**Short task**
Repeat every entry word for word, skipping the pictures.

* Begin Records supplied *

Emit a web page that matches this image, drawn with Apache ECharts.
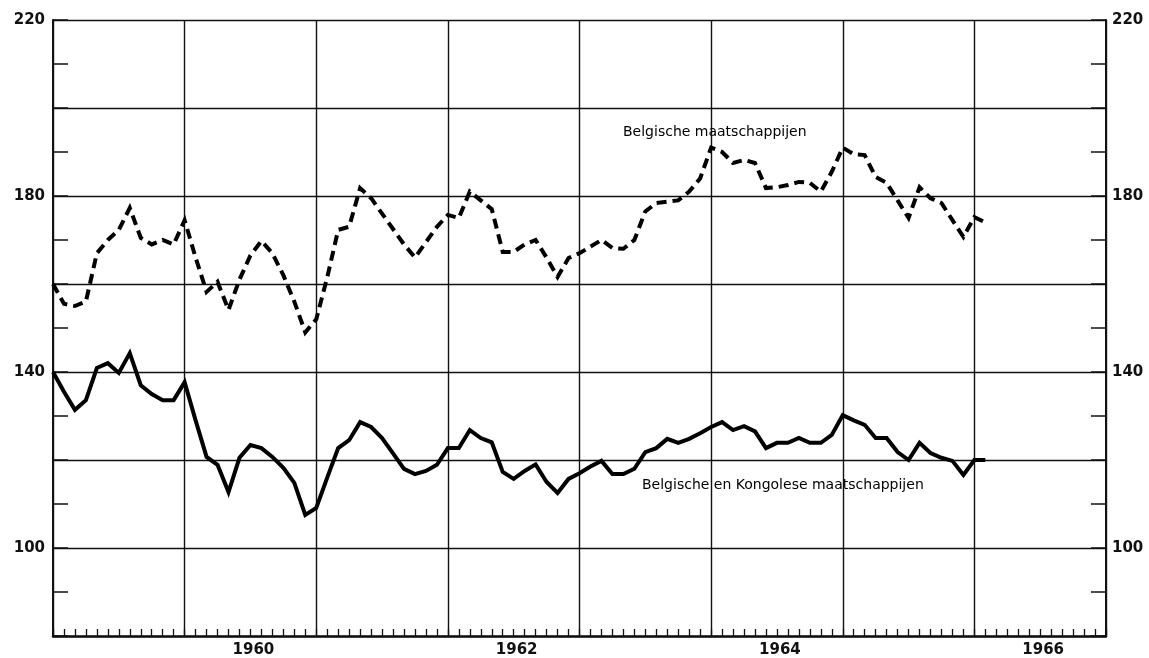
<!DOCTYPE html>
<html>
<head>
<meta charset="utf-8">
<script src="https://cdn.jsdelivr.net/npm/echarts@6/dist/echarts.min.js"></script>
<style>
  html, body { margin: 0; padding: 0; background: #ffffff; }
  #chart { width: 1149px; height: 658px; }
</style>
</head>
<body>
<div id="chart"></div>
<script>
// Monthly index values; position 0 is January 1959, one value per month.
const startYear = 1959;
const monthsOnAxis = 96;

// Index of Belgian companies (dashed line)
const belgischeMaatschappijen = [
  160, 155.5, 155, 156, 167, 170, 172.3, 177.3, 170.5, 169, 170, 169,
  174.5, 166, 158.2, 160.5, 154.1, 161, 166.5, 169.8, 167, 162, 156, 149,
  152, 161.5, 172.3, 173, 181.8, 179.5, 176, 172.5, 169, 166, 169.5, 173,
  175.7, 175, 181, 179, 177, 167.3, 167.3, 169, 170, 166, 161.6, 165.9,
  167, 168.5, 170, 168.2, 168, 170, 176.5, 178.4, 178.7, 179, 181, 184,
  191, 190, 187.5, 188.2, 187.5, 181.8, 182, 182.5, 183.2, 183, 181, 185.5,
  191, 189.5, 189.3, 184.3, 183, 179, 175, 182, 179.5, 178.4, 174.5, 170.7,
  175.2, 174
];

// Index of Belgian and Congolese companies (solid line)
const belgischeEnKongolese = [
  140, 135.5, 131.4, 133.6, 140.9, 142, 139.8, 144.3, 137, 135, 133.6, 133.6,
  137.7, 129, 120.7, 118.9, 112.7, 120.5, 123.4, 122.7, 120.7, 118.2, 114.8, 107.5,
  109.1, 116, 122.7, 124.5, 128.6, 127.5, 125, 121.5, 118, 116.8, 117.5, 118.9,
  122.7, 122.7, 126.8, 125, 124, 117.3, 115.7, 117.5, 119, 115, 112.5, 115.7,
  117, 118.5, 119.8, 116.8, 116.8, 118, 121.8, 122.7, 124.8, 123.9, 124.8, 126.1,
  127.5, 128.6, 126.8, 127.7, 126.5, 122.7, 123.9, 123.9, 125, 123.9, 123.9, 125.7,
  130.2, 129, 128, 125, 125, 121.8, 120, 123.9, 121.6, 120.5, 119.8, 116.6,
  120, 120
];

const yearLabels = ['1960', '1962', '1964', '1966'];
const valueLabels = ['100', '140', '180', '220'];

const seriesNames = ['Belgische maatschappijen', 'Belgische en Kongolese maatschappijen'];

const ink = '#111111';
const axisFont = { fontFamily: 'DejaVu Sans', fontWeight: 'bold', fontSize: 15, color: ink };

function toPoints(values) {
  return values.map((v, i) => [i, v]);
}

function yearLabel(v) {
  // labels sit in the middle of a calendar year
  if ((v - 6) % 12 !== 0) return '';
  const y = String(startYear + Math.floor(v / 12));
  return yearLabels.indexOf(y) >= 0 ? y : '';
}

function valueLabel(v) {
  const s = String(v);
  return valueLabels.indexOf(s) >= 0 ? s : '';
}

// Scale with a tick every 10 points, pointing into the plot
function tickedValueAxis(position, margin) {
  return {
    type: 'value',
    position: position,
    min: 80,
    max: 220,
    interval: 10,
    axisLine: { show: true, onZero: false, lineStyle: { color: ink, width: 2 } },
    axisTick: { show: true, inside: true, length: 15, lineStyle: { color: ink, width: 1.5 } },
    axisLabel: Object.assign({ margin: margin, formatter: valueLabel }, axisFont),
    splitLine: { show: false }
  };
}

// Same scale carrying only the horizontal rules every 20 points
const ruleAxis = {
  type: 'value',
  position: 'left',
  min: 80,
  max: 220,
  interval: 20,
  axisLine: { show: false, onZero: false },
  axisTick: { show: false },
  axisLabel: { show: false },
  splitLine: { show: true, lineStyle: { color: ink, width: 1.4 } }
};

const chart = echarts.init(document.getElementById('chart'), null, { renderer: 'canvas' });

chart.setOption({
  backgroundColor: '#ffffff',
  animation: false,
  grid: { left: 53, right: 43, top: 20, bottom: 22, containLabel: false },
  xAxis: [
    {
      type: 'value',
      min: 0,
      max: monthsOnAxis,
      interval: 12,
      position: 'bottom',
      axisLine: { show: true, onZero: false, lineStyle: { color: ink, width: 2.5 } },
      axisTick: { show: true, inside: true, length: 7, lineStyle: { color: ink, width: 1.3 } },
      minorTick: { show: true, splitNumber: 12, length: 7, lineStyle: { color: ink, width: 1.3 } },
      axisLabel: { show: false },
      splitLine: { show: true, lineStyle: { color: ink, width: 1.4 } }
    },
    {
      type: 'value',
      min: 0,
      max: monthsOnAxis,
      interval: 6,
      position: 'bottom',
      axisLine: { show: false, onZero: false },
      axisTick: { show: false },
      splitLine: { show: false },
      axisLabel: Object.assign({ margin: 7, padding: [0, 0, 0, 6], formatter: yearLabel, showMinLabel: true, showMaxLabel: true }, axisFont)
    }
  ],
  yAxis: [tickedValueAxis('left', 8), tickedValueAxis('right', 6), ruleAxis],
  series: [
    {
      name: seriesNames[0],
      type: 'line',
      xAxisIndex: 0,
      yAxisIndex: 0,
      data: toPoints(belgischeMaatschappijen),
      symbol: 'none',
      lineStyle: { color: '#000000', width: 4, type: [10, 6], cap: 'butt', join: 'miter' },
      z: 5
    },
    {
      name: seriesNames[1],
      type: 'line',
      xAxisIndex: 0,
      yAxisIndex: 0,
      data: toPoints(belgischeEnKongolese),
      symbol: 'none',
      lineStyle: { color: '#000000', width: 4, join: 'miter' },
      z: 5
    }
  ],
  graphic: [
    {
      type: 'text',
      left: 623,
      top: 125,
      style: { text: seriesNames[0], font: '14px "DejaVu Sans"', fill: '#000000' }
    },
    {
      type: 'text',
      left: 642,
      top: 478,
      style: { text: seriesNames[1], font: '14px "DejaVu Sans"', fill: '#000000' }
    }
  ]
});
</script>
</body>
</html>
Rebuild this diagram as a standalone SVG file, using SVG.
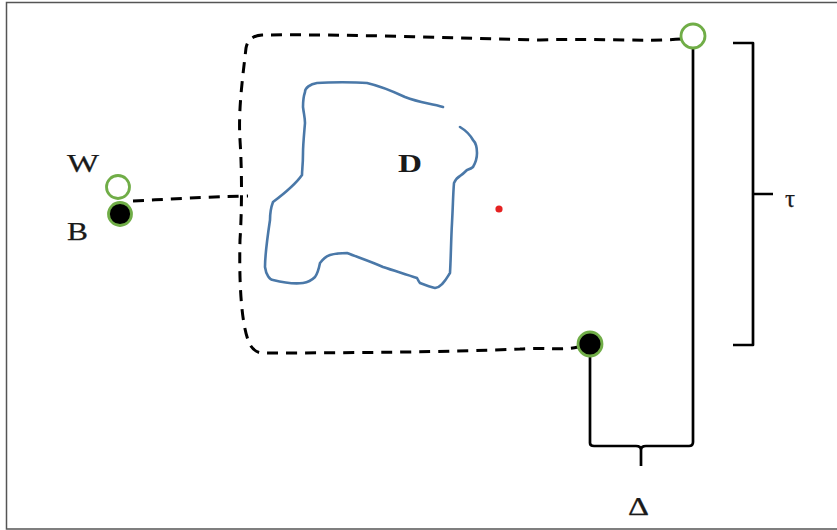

* End Records supplied *

**Written response**
Emit a web page that matches this image, drawn with Apache ECharts.
<!DOCTYPE html>
<html>
<head>
<meta charset="utf-8">
<script src="https://cdn.jsdelivr.net/npm/echarts@6/dist/echarts.min.js"></script>
<style>
  html, body { margin: 0; padding: 0; background: #ffffff; }
  #chart { width: 1149px; height: 658px; }
</style>
</head>
<body>
<div id="chart"></div>
<script>
// Monthly index values; position 0 is January 1959, one value per month.
const startYear = 1959;
const monthsOnAxis = 96;

// Index of Belgian companies (dashed line)
const belgischeMaatschappijen = [
  160, 155.5, 155, 156, 167, 170, 172.3, 177.3, 170.5, 169, 170, 169,
  174.5, 166, 158.2, 160.5, 154.1, 161, 166.5, 169.8, 167, 162, 156, 149,
  152, 161.5, 172.3, 173, 181.8, 179.5, 176, 172.5, 169, 166, 169.5, 173,
  175.7, 175, 181, 179, 177, 167.3, 167.3, 169, 170, 166, 161.6, 165.9,
  167, 168.5, 170, 168.2, 168, 170, 176.5, 178.4, 178.7, 179, 181, 184,
  191, 190, 187.5, 188.2, 187.5, 181.8, 182, 182.5, 183.2, 183, 181, 185.5,
  191, 189.5, 189.3, 184.3, 183, 179, 175, 182, 179.5, 178.4, 174.5, 170.7,
  175.2, 174
];

// Index of Belgian and Congolese companies (solid line)
const belgischeEnKongolese = [
  140, 135.5, 131.4, 133.6, 140.9, 142, 139.8, 144.3, 137, 135, 133.6, 133.6,
  137.7, 129, 120.7, 118.9, 112.7, 120.5, 123.4, 122.7, 120.7, 118.2, 114.8, 107.5,
  109.1, 116, 122.7, 124.5, 128.6, 127.5, 125, 121.5, 118, 116.8, 117.5, 118.9,
  122.7, 122.7, 126.8, 125, 124, 117.3, 115.7, 117.5, 119, 115, 112.5, 115.7,
  117, 118.5, 119.8, 116.8, 116.8, 118, 121.8, 122.7, 124.8, 123.9, 124.8, 126.1,
  127.5, 128.6, 126.8, 127.7, 126.5, 122.7, 123.9, 123.9, 125, 123.9, 123.9, 125.7,
  130.2, 129, 128, 125, 125, 121.8, 120, 123.9, 121.6, 120.5, 119.8, 116.6,
  120, 120
];

const yearLabels = ['1960', '1962', '1964', '1966'];
const valueLabels = ['100', '140', '180', '220'];

const seriesNames = ['Belgische maatschappijen', 'Belgische en Kongolese maatschappijen'];

const ink = '#111111';
const axisFont = { fontFamily: 'DejaVu Sans', fontWeight: 'bold', fontSize: 15, color: ink };

function toPoints(values) {
  return values.map((v, i) => [i, v]);
}

function yearLabel(v) {
  // labels sit in the middle of a calendar year
  if ((v - 6) % 12 !== 0) return '';
  const y = String(startYear + Math.floor(v / 12));
  return yearLabels.indexOf(y) >= 0 ? y : '';
}

function valueLabel(v) {
  const s = String(v);
  return valueLabels.indexOf(s) >= 0 ? s : '';
}

// Scale with a tick every 10 points, pointing into the plot
function tickedValueAxis(position, margin) {
  return {
    type: 'value',
    position: position,
    min: 80,
    max: 220,
    interval: 10,
    axisLine: { show: true, onZero: false, lineStyle: { color: ink, width: 2 } },
    axisTick: { show: true, inside: true, length: 15, lineStyle: { color: ink, width: 1.5 } },
    axisLabel: Object.assign({ margin: margin, formatter: valueLabel }, axisFont),
    splitLine: { show: false }
  };
}

// Same scale carrying only the horizontal rules every 20 points
const ruleAxis = {
  type: 'value',
  position: 'left',
  min: 80,
  max: 220,
  interval: 20,
  axisLine: { show: false, onZero: false },
  axisTick: { show: false },
  axisLabel: { show: false },
  splitLine: { show: true, lineStyle: { color: ink, width: 1.4 } }
};

const chart = echarts.init(document.getElementById('chart'), null, { renderer: 'canvas' });

chart.setOption({
  backgroundColor: '#ffffff',
  animation: false,
  grid: { left: 53, right: 43, top: 20, bottom: 22, containLabel: false },
  xAxis: [
    {
      type: 'value',
      min: 0,
      max: monthsOnAxis,
      interval: 12,
      position: 'bottom',
      axisLine: { show: true, onZero: false, lineStyle: { color: ink, width: 2.5 } },
      axisTick: { show: true, inside: true, length: 7, lineStyle: { color: ink, width: 1.3 } },
      minorTick: { show: true, splitNumber: 12, length: 7, lineStyle: { color: ink, width: 1.3 } },
      axisLabel: { show: false },
      splitLine: { show: true, lineStyle: { color: ink, width: 1.4 } }
    },
    {
      type: 'value',
      min: 0,
      max: monthsOnAxis,
      interval: 6,
      position: 'bottom',
      axisLine: { show: false, onZero: false },
      axisTick: { show: false },
      splitLine: { show: false },
      axisLabel: Object.assign({ margin: 7, padding: [0, 0, 0, 6], formatter: yearLabel, showMinLabel: true, showMaxLabel: true }, axisFont)
    }
  ],
  yAxis: [tickedValueAxis('left', 8), tickedValueAxis('right', 6), ruleAxis],
  series: [
    {
      name: seriesNames[0],
      type: 'line',
      xAxisIndex: 0,
      yAxisIndex: 0,
      data: toPoints(belgischeMaatschappijen),
      symbol: 'none',
      lineStyle: { color: '#000000', width: 4, type: [10, 6], cap: 'butt', join: 'miter' },
      z: 5
    },
    {
      name: seriesNames[1],
      type: 'line',
      xAxisIndex: 0,
      yAxisIndex: 0,
      data: toPoints(belgischeEnKongolese),
      symbol: 'none',
      lineStyle: { color: '#000000', width: 4, join: 'miter' },
      z: 5
    }
  ],
  graphic: [
    {
      type: 'text',
      left: 623,
      top: 125,
      style: { text: seriesNames[0], font: '14px "DejaVu Sans"', fill: '#000000' }
    },
    {
      type: 'text',
      left: 642,
      top: 478,
      style: { text: seriesNames[1], font: '14px "DejaVu Sans"', fill: '#000000' }
    }
  ]
});
</script>
</body>
</html>
Rebuild this diagram as a standalone SVG file, using SVG.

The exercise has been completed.